--- Begin ---

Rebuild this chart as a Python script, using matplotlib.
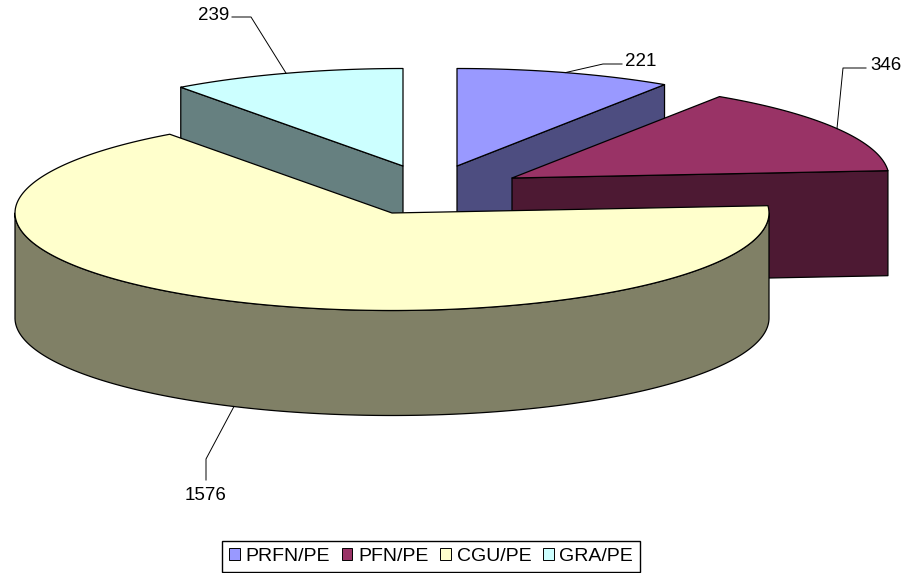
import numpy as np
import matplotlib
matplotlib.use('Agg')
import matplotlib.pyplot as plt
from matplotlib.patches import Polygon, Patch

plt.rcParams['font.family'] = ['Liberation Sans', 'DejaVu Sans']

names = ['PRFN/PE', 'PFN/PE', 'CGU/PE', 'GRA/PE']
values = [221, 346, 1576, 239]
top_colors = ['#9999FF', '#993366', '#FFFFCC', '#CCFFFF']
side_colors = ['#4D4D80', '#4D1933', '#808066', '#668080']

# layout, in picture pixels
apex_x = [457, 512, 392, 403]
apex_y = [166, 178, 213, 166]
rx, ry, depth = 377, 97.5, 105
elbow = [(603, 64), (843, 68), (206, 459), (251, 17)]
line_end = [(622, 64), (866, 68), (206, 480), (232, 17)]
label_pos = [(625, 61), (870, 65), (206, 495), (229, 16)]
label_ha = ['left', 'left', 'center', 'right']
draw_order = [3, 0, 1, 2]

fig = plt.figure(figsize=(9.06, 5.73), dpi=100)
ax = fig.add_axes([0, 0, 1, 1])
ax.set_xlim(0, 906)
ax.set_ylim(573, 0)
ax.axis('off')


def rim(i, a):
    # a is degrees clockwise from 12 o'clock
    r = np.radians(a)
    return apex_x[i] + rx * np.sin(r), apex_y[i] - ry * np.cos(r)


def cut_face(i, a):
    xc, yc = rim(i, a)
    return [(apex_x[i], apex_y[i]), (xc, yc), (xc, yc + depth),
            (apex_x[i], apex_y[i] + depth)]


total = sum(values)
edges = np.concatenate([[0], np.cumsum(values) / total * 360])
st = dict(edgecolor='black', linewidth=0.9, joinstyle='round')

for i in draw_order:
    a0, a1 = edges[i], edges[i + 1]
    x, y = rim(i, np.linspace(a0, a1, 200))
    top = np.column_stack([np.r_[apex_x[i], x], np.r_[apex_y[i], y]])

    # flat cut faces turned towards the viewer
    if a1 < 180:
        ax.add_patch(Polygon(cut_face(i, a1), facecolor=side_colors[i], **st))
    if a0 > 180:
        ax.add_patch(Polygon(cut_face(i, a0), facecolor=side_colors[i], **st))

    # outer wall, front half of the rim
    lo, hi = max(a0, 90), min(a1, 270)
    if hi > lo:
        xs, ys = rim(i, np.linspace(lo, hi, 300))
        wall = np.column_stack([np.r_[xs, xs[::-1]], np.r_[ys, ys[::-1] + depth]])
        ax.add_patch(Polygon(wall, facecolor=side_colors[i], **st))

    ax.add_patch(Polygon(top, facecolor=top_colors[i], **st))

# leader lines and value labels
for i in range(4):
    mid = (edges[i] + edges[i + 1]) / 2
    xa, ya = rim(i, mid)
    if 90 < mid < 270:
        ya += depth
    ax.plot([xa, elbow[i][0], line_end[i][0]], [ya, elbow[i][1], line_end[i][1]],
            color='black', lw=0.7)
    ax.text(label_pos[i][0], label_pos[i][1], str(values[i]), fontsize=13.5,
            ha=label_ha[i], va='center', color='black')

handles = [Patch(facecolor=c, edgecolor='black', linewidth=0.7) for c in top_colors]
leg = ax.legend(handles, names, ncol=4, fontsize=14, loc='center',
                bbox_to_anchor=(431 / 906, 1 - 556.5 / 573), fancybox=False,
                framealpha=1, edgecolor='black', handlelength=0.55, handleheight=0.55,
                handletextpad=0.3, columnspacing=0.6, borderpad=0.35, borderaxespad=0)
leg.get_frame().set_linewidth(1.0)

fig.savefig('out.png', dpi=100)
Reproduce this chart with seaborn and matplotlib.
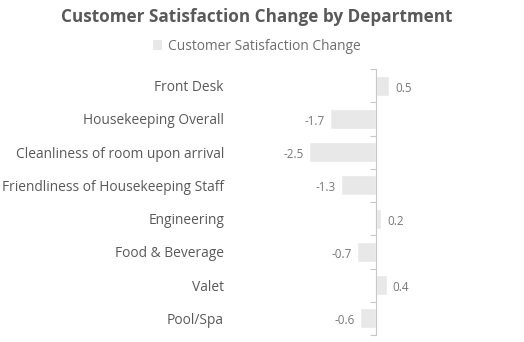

--- End ---

- [OBJECTIVE]:
Reproduce the material above exactly, first line through the line that contains "draw_order = [3, 0, 1, 2]", minus the pictures.

- [COMPLETE OUTPUT]:
Rebuild this chart as a Python script, using matplotlib.
import numpy as np
import matplotlib
matplotlib.use('Agg')
import matplotlib.pyplot as plt
from matplotlib.patches import Polygon, Patch

plt.rcParams['font.family'] = ['Liberation Sans', 'DejaVu Sans']

names = ['PRFN/PE', 'PFN/PE', 'CGU/PE', 'GRA/PE']
values = [221, 346, 1576, 239]
top_colors = ['#9999FF', '#993366', '#FFFFCC', '#CCFFFF']
side_colors = ['#4D4D80', '#4D1933', '#808066', '#668080']

# layout, in picture pixels
apex_x = [457, 512, 392, 403]
apex_y = [166, 178, 213, 166]
rx, ry, depth = 377, 97.5, 105
elbow = [(603, 64), (843, 68), (206, 459), (251, 17)]
line_end = [(622, 64), (866, 68), (206, 480), (232, 17)]
label_pos = [(625, 61), (870, 65), (206, 495), (229, 16)]
label_ha = ['left', 'left', 'center', 'right']
draw_order = [3, 0, 1, 2]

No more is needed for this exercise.